It is no secret work has become increasingly distributed. Not just from ride sharing and Craigslist gigs, but startups and small businesses seeking on-demand talent for cheap. Today, employers are connecting with part-time experts from around the world thanks to services like Fiverr and Upwork. I’m expecting this trend to accelerate in 2020, perhaps to the point large corporates get onboard for an upper hand. The future of work will encompass a shared workforce — one where a talented designer or even excel wizard receives premium pay for their 3-month project (and maybe pro-rated health and 401K benefits).
Bitcoin traders are anticipating “the halvening” — an event where BTC mining rewards will be cut in half sometime near May 2020. In the past we’ve seen rollercoaster pricing due to chain splits and general 2017 FOMO. So why would a major mining event be different? Institutional investors will face a ‘now or never’ bitcoin investment dilemma in 2020 and may have SEC assurance this time around. Bitcoin won’t be the the de facto future of digital payments but the supply squeeze will propel non-believers into reluctant investors. To the moon!

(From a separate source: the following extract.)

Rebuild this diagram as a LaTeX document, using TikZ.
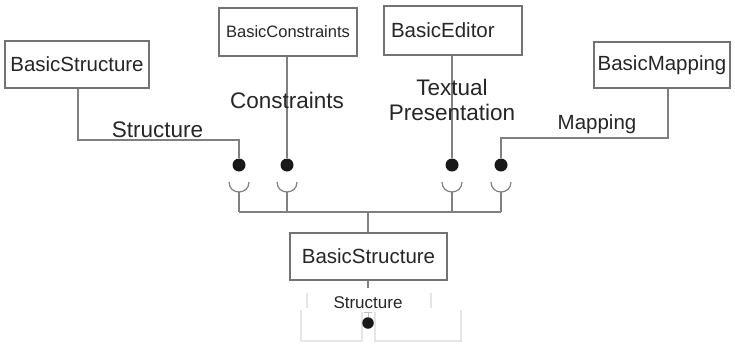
\documentclass[tikz,border=0pt]{standalone}
\usepackage{fontspec}
\setmainfont{Liberation Sans}
\begin{document}
\begin{tikzpicture}[x=1pt,y=-1pt,
  box/.style={draw=black!55, line width=1.4pt, fill=white, inner sep=0pt,
    text=black!85, font=\fontsize{20.5}{24}\selectfont},
  wire/.style={draw=black!50, line width=1.2pt},
  ghost/.style={draw=black!10, line width=1.2pt},
  dot/.style={circle, fill=black!90, inner sep=0pt, minimum size=13pt},
  lbl/.style={text=black!85, inner sep=0pt, align=center},
  cup/.style={draw=black!50, line width=1.2pt}
]
\useasboundingbox (0,0) rectangle (735,343);

% component boxes
\node[box, minimum width=144, minimum height=47] (bs) at (77,64.5) {BasicStructure};
\node[box, minimum width=138, minimum height=48, font=\fontsize{16.5}{19}\selectfont] (bc) at (288,32) {BasicConstraints};
\node[box, minimum height=49, text width=124, inner xsep=7pt, align=left] (be) at (453,30.5) {BasicEditor};
\node[box, minimum width=136, minimum height=46] (bm) at (662,65) {BasicMapping};
\node[box, minimum width=157, minimum height=47] (core) at (368.5,256.5) {BasicStructure};

% provided interfaces (lollipop dots)
\node[dot] (d1) at (239,165) {};
\node[dot] (d2) at (287,165) {};
\node[dot] (d3) at (452,165) {};
\node[dot] (d4) at (501,165) {};

% bends of the connectors
\coordinate (b1) at (78,140);
\coordinate (b1e) at (239,140);
\coordinate (b4) at (668,138);
\coordinate (b4e) at (501,138);

\draw[wire] (b1 |- bs.south) -- (b1) -- (b1e) -- (d1.north);
\draw[wire] (d2 |- bc.south) -- (d2.north);
\draw[wire] (d3 |- be.south) -- (d3.north);
\draw[wire] (b4 |- bm.south) -- (b4) -- (b4e) -- (d4.north);

% required interfaces (sockets) and their joint bus
\foreach \n/\x in {1/239,2/287,3/452,4/501}{
  \draw[cup] (\x-10,182) .. controls (\x-10,195.3) and (\x+10,195.3) .. (\x+10,182);
  \coordinate (c\n) at (\x,192);
  \coordinate (j\n) at (\x,212);
  \draw[wire] (c\n) -- (j\n);
}
\coordinate (jm) at (368,212);
\draw[wire] (j1) -- (j4);
\draw[wire] (jm) -- (core.north -| jm);

% connector labels
\node[lbl, font=\fontsize{22.5}{24}\selectfont] (lstruct) at (157.5,130) {Structure};
\node[lbl, font=\fontsize{22.5}{24}\selectfont] (lcons) at (287,100) {Constraints};
\node[lbl, font=\fontsize{22.5}{25}\selectfont] (ltext) at (452,100) {Textual\\Presentation};
\node[lbl, font=\fontsize{20.5}{24}\selectfont] (lmap) at (597,124) {Mapping};

% provided interface of the core component
\draw[ghost] (301,310) -- (301,341) -- (362,341) -- (362,312);
\draw[ghost] (375,312) -- (375,341) -- (461,341) -- (461,310);
\draw[ghost] (307,293) -- (307,308);
\draw[ghost] (431,293) -- (431,308);
\node[dot, minimum size=11.5pt] (d5) at (368,323) {};
\coordinate (t5) at (368,288);
\draw[wire] (core.south -| t5) -- (t5);
\draw[draw=black!25, line width=0.8pt] (364,312) -- (372,312) (368,312) -- (d5.north);
\node[lbl, font=\fontsize{17}{20}\selectfont] (lstruct2) at (368,303) {Structure};
\end{tikzpicture}
\end{document}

If there is one company who has proven doubters wrong in 2019, it is Tesla. Elon and friends crushed production expectations, quickly built a China Gigafactory, and led a booming stock rally to close out Q4. The electric vehicle evolution is staring auto incumbents in the face, and they’ll push hard in 2020 to make up for years of ignorance. Plenty of factors finally favor an electric profit too. The costs of lithium-ion batteries is drastically declining and more EV fast-charging stations are on the way. 2020 could be the year of an EV that is affordable, reliable, and long-range. Fitting that this would come 20 years after the environmentally-friendly Toyota Prius was launched?